-- Source excerpt start --
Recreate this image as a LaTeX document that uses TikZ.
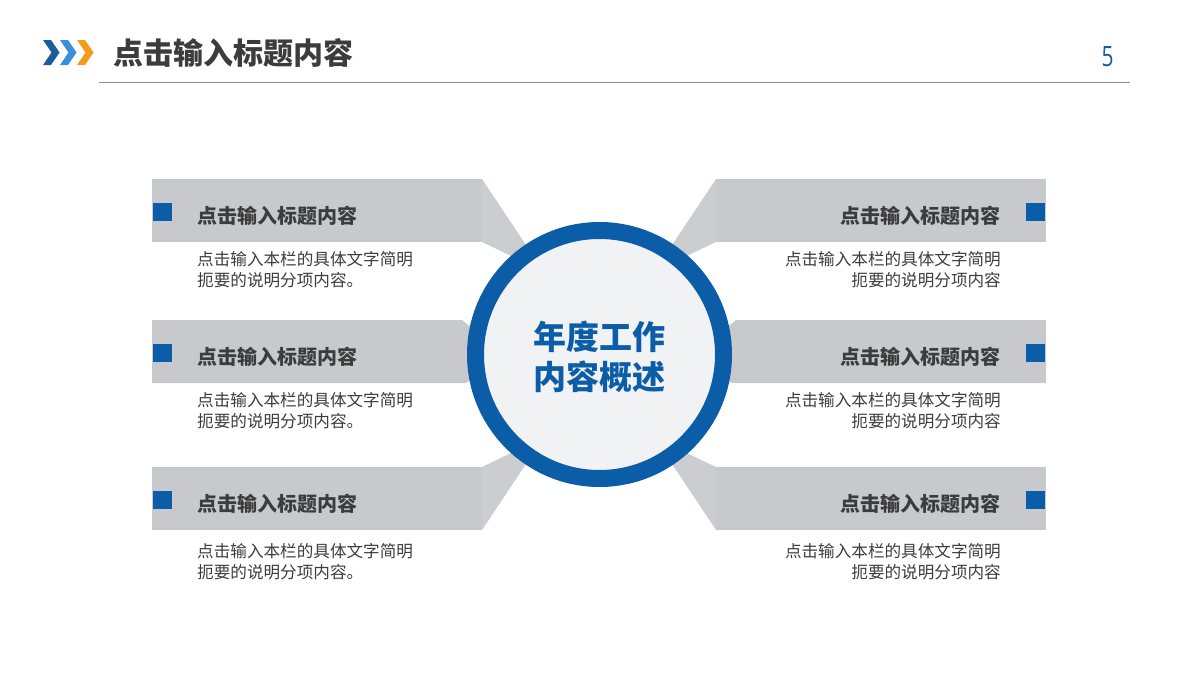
\documentclass[tikz,border=0pt]{standalone}
\usepackage{fontspec}
\newfontfamily\cjk{Noto Sans CJK SC}
\newfontfamily\numfont{Open Sans}
\definecolor{ringblue}{HTML}{0B5DA8}
\definecolor{bannergrey}{HTML}{C8C9CC}
\definecolor{conngrey}{HTML}{CCCDD0}
\definecolor{fillgrey}{HTML}{F1F2F4}
\definecolor{txtdark}{HTML}{3C3C3C}
\definecolor{chevdark}{HTML}{1E5AA0}
\definecolor{chevmid}{HTML}{3A8FDD}
\definecolor{chevorange}{HTML}{F29B1C}
\definecolor{rulegrey}{HTML}{8C8C8C}
\tikzset{
  banner/.style={fill=bannergrey},
  conn/.style={fill=conngrey},
  marker/.style={fill=ringblue},
  ttl/.style={inner sep=0, text=txtdark, font=\cjk\bfseries\fontsize{20}{24}\selectfont},
  desc/.style={inner sep=0, text=txtdark, font=\cjk\fontsize{16.6}{21}\selectfont},
}
\begin{document}
\begin{tikzpicture}[x=1pt,y=-1pt]
\useasboundingbox (0,0) rectangle (1200,680);
% header
\foreach \x/\c in {43/chevdark,60/chevmid,77/chevorange}
  \fill[\c] (\x,40) -- (\x+8,40) -- (\x+16.5,52.5) -- (\x+8,65) -- (\x,65) -- (\x+8.5,52.5) -- cycle;
\node[anchor=west, inner sep=0, text=txtdark, font=\cjk\bfseries\fontsize{30}{34}\selectfont] (head) at (113,53) {点击输入标题内容};
\node[inner sep=0, text=ringblue, font=\numfont\fontsize{28}{30}\selectfont] (page) at (1107.5,57) {\scalebox{0.75}[1]{5}};
\coordinate (rl) at (99,82.5);
\coordinate (rr) at (1130,82.5);
\draw[rulegrey, line width=1.1pt] (rl) -- (rr);
% left connectors
\fill[conn] (482,179) -- (536,260) -- (530,265) -- (482,242) -- cycle;
\fill[conn] (482,530) -- (536,449) -- (530,444) -- (482,467) -- cycle;
% right connectors
\fill[conn] (716,179) -- (662,260) -- (668,265) -- (716,242) -- cycle;
\fill[conn] (716,530) -- (662,449) -- (668,444) -- (716,467) -- cycle;
% banners
\fill[banner] (152,179) rectangle (482,242);
\fill[banner] (152,320) -- (462,320) -- (478,333) -- (478,376) -- (466,383) -- (152,383) -- cycle;
\fill[banner] (152,467) rectangle (482,530);
\fill[banner] (716,179) rectangle (1046,242);
\fill[banner] (1046,320) -- (736,320) -- (720,333) -- (720,376) -- (732,383) -- (1046,383) -- cycle;
\fill[banner] (716,467) rectangle (1046,530);
% markers
\foreach \y in {203,344,491} {
  \fill[marker] (153,\y) rectangle (172,\y+18);
  \fill[marker] (1026,\y) rectangle (1045,\y+18);
}
% hub
\node[circle, draw=ringblue, line width=17pt, fill=fillgrey, minimum size=248pt, inner sep=0] (hub) at (599.5,354.5) {};
\node[text=ringblue, inner sep=0, align=center, font=\cjk\bfseries\fontsize{33}{40}\selectfont] (hubtext) at (599,357) {年度工作\\内容概述};
% left texts
\node[ttl, anchor=west] (tl1) at (197,215.5) {点击输入标题内容};
\node[desc, anchor=west, align=left] (dl1) at (197,269.5) {点击输入本栏的具体文字简明\\扼要的说明分项内容。};
\node[ttl, anchor=west] (tl2) at (197,356.5) {点击输入标题内容};
\node[desc, anchor=west, align=left] (dl2) at (197,411) {点击输入本栏的具体文字简明\\扼要的说明分项内容。};
\node[ttl, anchor=west] (tl3) at (197,503.5) {点击输入标题内容};
\node[desc, anchor=west, align=left] (dl3) at (197,561.5) {点击输入本栏的具体文字简明\\扼要的说明分项内容。};
% right texts
\node[ttl, anchor=east] (tr1) at (1001,215.5) {点击输入标题内容};
\node[desc, anchor=east, align=right] (dr1) at (1001,269.5) {点击输入本栏的具体文字简明\\扼要的说明分项内容};
\node[ttl, anchor=east] (tr2) at (1001,356.5) {点击输入标题内容};
\node[desc, anchor=east, align=right] (dr2) at (1001,411) {点击输入本栏的具体文字简明\\扼要的说明分项内容};
\node[ttl, anchor=east] (tr3) at (1001,503.5) {点击输入标题内容};
\node[desc, anchor=east, align=right] (dr3) at (1001,561.5) {点击输入本栏的具体文字简明\\扼要的说明分项内容};
\end{tikzpicture}
\end{document}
-- Source excerpt end --
Aim
Copy the listing word for word, excluding its pictures.

Task result
Recreate this image as a LaTeX document that uses TikZ.
\documentclass[tikz,border=0pt]{standalone}
\usepackage{fontspec}
\newfontfamily\cjk{Noto Sans CJK SC}
\newfontfamily\numfont{Open Sans}
\definecolor{ringblue}{HTML}{0B5DA8}
\definecolor{bannergrey}{HTML}{C8C9CC}
\definecolor{conngrey}{HTML}{CCCDD0}
\definecolor{fillgrey}{HTML}{F1F2F4}
\definecolor{txtdark}{HTML}{3C3C3C}
\definecolor{chevdark}{HTML}{1E5AA0}
\definecolor{chevmid}{HTML}{3A8FDD}
\definecolor{chevorange}{HTML}{F29B1C}
\definecolor{rulegrey}{HTML}{8C8C8C}
\tikzset{
  banner/.style={fill=bannergrey},
  conn/.style={fill=conngrey},
  marker/.style={fill=ringblue},
  ttl/.style={inner sep=0, text=txtdark, font=\cjk\bfseries\fontsize{20}{24}\selectfont},
  desc/.style={inner sep=0, text=txtdark, font=\cjk\fontsize{16.6}{21}\selectfont},
}
\begin{document}
\begin{tikzpicture}[x=1pt,y=-1pt]
\useasboundingbox (0,0) rectangle (1200,680);
% header
\foreach \x/\c in {43/chevdark,60/chevmid,77/chevorange}
  \fill[\c] (\x,40) -- (\x+8,40) -- (\x+16.5,52.5) -- (\x+8,65) -- (\x,65) -- (\x+8.5,52.5) -- cycle;
\node[anchor=west, inner sep=0, text=txtdark, font=\cjk\bfseries\fontsize{30}{34}\selectfont] (head) at (113,53) {点击输入标题内容};
\node[inner sep=0, text=ringblue, font=\numfont\fontsize{28}{30}\selectfont] (page) at (1107.5,57) {\scalebox{0.75}[1]{5}};
\coordinate (rl) at (99,82.5);
\coordinate (rr) at (1130,82.5);
\draw[rulegrey, line width=1.1pt] (rl) -- (rr);
% left connectors
\fill[conn] (482,179) -- (536,260) -- (530,265) -- (482,242) -- cycle;
\fill[conn] (482,530) -- (536,449) -- (530,444) -- (482,467) -- cycle;
% right connectors
\fill[conn] (716,179) -- (662,260) -- (668,265) -- (716,242) -- cycle;
\fill[conn] (716,530) -- (662,449) -- (668,444) -- (716,467) -- cycle;
% banners
\fill[banner] (152,179) rectangle (482,242);
\fill[banner] (152,320) -- (462,320) -- (478,333) -- (478,376) -- (466,383) -- (152,383) -- cycle;
\fill[banner] (152,467) rectangle (482,530);
\fill[banner] (716,179) rectangle (1046,242);
\fill[banner] (1046,320) -- (736,320) -- (720,333) -- (720,376) -- (732,383) -- (1046,383) -- cycle;
\fill[banner] (716,467) rectangle (1046,530);
% markers
\foreach \y in {203,344,491} {
  \fill[marker] (153,\y) rectangle (172,\y+18);
  \fill[marker] (1026,\y) rectangle (1045,\y+18);
}
% hub
\node[circle, draw=ringblue, line width=17pt, fill=fillgrey, minimum size=248pt, inner sep=0] (hub) at (599.5,354.5) {};
\node[text=ringblue, inner sep=0, align=center, font=\cjk\bfseries\fontsize{33}{40}\selectfont] (hubtext) at (599,357) {年度工作\\内容概述};
% left texts
\node[ttl, anchor=west] (tl1) at (197,215.5) {点击输入标题内容};
\node[desc, anchor=west, align=left] (dl1) at (197,269.5) {点击输入本栏的具体文字简明\\扼要的说明分项内容。};
\node[ttl, anchor=west] (tl2) at (197,356.5) {点击输入标题内容};
\node[desc, anchor=west, align=left] (dl2) at (197,411) {点击输入本栏的具体文字简明\\扼要的说明分项内容。};
\node[ttl, anchor=west] (tl3) at (197,503.5) {点击输入标题内容};
\node[desc, anchor=west, align=left] (dl3) at (197,561.5) {点击输入本栏的具体文字简明\\扼要的说明分项内容。};
% right texts
\node[ttl, anchor=east] (tr1) at (1001,215.5) {点击输入标题内容};
\node[desc, anchor=east, align=right] (dr1) at (1001,269.5) {点击输入本栏的具体文字简明\\扼要的说明分项内容};
\node[ttl, anchor=east] (tr2) at (1001,356.5) {点击输入标题内容};
\node[desc, anchor=east, align=right] (dr2) at (1001,411) {点击输入本栏的具体文字简明\\扼要的说明分项内容};
\node[ttl, anchor=east] (tr3) at (1001,503.5) {点击输入标题内容};
\node[desc, anchor=east, align=right] (dr3) at (1001,561.5) {点击输入本栏的具体文字简明\\扼要的说明分项内容};
\end{tikzpicture}
\end{document}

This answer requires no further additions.